If no exception occurs (which is most of the time, probably), the code will call stream.close(); stream = null; and after that it will pass that null stream to Utils.safeClose, which can't do anything to it at this point, as the stream is closed by now and we've dropped the reference to it anyway (by setting it to null in meantime) :)
The code reads as if its author was under false impression that finally only executes if catch executes. But that's not true, and it would make no logical sense (why would the language distinguish between "catch" and "finally" at all in such case?)
The article advises learning to play music because a lot of good programmers play music. A lot of programmers are also white. Please become white if you can.
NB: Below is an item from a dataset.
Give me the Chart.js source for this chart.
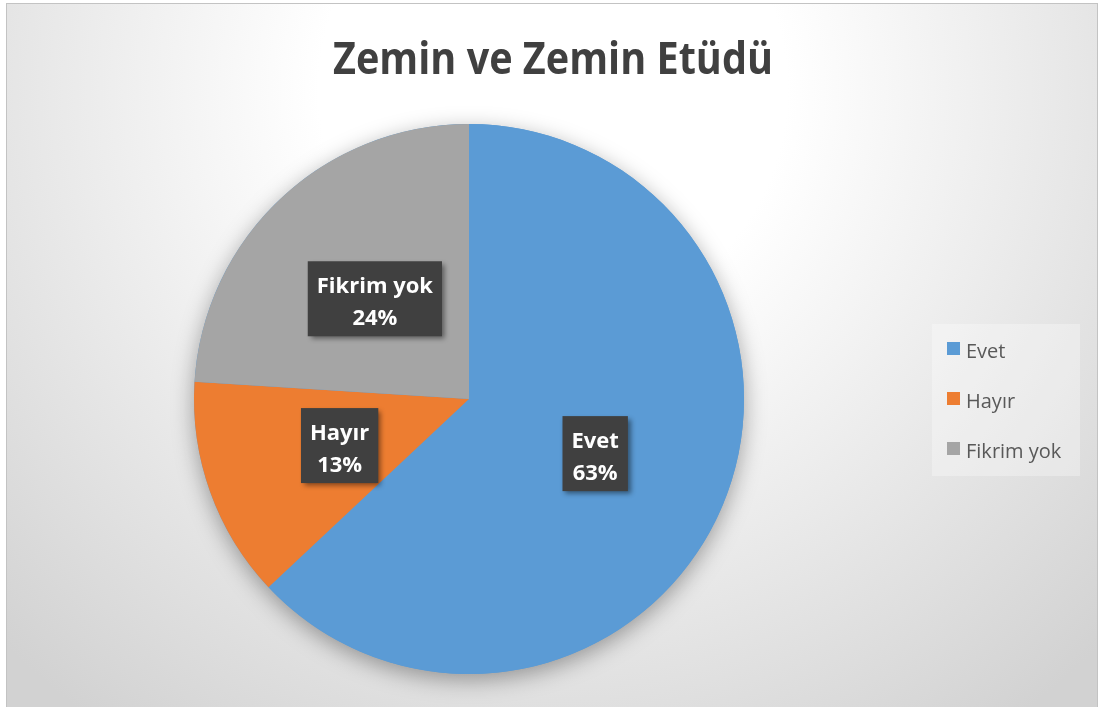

That's true, but the point is that this correlation could be pure coincidence, or at least not causative. (If it actually occurs to start with - it would be interesting to create a poll and verify whether most reputed programmers are indeed more musical than general population.)
Many programmers have stereotypical geek interests like RPG, Star Wars etc. but it doesn't mean that these contribute to their programming skills in any way. Being socially awkward doesn't make you Sheldon Cooper :)
- Read an authoritative source (K&R is good; there are better ones)
- Read a bunch of good code (I mostly read tools and kernel sources)
- Write crappy code and get better
Generally I want to write 10K lines of code in a new language before I probably don't suck at it. Varies on the language and paradigm, going to C++ from C took like five years (figuring out OOP, and painful lessons on what to avoid in C++), and apparently I'm never going to understand Haskell.